Aim of the exercise: A single run of lines is to be printed exactly: starting at the line with "Give me the TikZ source for this diagram." and ending at the line with "(0,0) rectangle (1568,763);", both included. Leave the pictures out.

Entries supplied:
___
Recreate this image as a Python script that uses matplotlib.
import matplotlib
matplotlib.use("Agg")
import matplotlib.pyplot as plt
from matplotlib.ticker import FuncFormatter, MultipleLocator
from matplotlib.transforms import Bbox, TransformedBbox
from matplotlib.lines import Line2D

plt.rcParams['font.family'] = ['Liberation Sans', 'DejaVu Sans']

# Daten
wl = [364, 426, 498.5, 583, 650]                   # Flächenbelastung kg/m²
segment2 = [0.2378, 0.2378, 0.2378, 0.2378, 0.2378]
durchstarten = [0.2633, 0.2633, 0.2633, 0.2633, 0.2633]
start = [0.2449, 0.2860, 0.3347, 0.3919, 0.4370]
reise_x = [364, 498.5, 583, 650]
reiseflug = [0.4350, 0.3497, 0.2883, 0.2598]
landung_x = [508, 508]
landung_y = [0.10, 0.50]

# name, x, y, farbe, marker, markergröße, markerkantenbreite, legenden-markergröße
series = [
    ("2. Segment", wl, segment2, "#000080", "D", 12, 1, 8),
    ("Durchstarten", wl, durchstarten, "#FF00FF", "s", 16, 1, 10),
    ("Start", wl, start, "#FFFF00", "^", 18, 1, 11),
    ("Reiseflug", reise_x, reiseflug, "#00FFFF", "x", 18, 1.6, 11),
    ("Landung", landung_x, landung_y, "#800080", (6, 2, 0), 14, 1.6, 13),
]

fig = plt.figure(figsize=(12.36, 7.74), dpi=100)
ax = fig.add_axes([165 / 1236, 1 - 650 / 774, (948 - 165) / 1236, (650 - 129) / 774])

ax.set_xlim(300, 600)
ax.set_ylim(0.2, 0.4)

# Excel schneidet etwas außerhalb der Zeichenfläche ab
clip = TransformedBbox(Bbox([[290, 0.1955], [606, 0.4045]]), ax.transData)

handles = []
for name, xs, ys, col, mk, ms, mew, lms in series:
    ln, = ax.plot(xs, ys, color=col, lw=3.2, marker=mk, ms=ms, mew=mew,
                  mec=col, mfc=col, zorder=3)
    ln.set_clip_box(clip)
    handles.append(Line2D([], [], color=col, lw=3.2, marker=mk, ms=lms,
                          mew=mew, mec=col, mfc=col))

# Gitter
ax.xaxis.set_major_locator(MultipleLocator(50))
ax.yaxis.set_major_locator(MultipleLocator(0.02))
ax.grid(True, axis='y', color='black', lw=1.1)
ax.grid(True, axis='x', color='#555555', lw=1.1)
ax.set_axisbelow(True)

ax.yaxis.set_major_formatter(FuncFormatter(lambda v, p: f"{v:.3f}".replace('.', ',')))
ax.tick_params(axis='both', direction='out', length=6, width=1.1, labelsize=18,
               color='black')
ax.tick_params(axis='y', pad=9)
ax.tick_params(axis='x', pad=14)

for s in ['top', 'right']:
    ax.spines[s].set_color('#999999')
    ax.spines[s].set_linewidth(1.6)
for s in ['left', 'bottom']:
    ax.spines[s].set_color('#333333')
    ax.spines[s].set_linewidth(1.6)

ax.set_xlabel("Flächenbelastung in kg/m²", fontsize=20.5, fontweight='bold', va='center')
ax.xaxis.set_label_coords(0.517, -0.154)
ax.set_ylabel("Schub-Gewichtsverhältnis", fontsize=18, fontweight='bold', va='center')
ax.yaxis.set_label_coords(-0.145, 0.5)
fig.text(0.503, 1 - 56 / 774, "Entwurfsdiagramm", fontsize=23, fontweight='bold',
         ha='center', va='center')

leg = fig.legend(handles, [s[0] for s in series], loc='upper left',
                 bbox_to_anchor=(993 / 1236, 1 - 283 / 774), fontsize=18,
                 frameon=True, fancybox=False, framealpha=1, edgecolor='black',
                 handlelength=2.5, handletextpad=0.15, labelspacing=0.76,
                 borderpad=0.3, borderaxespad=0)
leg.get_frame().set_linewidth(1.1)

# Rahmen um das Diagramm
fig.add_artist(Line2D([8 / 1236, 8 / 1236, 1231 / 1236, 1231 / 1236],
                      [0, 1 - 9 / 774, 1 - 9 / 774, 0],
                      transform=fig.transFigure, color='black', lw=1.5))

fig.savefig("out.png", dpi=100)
___
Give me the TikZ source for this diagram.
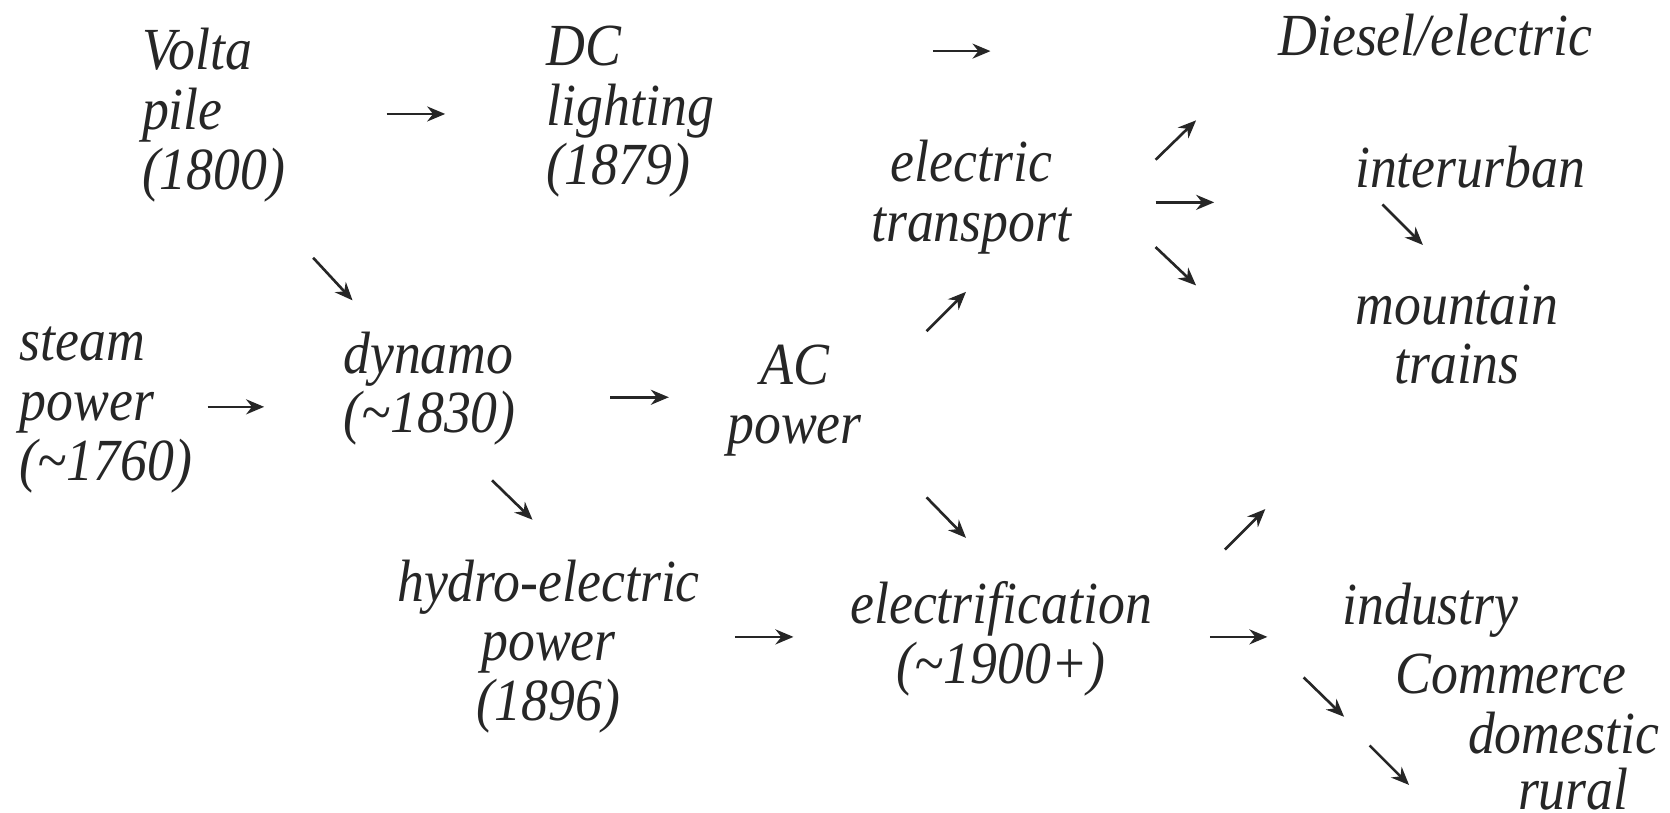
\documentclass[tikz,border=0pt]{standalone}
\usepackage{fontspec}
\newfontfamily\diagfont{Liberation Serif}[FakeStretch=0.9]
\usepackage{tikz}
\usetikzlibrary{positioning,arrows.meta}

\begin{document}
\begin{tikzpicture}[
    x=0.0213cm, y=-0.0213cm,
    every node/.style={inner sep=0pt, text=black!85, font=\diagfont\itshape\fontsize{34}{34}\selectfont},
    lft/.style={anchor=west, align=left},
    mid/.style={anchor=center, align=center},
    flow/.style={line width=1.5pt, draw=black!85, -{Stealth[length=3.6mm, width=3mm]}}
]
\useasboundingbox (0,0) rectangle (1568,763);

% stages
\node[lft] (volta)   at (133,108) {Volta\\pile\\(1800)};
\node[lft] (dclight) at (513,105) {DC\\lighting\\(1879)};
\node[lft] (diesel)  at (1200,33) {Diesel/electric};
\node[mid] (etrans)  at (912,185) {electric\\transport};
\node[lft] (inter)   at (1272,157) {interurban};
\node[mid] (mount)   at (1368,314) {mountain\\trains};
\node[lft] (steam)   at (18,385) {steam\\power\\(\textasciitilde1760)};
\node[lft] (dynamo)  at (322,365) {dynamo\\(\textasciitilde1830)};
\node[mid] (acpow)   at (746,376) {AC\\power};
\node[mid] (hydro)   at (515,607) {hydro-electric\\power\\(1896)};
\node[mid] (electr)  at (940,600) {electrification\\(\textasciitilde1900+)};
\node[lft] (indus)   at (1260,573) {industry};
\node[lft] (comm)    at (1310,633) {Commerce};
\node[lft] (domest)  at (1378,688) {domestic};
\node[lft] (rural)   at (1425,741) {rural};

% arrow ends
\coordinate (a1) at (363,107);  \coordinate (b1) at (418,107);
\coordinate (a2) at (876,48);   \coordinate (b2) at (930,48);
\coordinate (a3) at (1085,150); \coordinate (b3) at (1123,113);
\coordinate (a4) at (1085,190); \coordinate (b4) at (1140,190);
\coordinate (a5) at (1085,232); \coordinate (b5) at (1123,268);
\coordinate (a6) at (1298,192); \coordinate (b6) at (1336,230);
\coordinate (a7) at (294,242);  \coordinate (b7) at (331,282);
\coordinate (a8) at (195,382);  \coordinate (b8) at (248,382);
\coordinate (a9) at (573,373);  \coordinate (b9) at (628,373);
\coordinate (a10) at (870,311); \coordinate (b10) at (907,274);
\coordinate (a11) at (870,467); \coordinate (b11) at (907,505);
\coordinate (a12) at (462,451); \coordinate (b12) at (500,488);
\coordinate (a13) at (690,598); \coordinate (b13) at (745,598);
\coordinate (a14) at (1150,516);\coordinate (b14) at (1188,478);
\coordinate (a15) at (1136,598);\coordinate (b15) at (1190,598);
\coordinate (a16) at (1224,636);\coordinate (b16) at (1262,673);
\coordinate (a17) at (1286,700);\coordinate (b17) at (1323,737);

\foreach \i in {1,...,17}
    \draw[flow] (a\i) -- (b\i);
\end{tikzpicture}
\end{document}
___
Exercise answer:
Give me the TikZ source for this diagram.
\documentclass[tikz,border=0pt]{standalone}
\usepackage{fontspec}
\newfontfamily\diagfont{Liberation Serif}[FakeStretch=0.9]
\usepackage{tikz}
\usetikzlibrary{positioning,arrows.meta}

\begin{document}
\begin{tikzpicture}[
    x=0.0213cm, y=-0.0213cm,
    every node/.style={inner sep=0pt, text=black!85, font=\diagfont\itshape\fontsize{34}{34}\selectfont},
    lft/.style={anchor=west, align=left},
    mid/.style={anchor=center, align=center},
    flow/.style={line width=1.5pt, draw=black!85, -{Stealth[length=3.6mm, width=3mm]}}
]
\useasboundingbox (0,0) rectangle (1568,763);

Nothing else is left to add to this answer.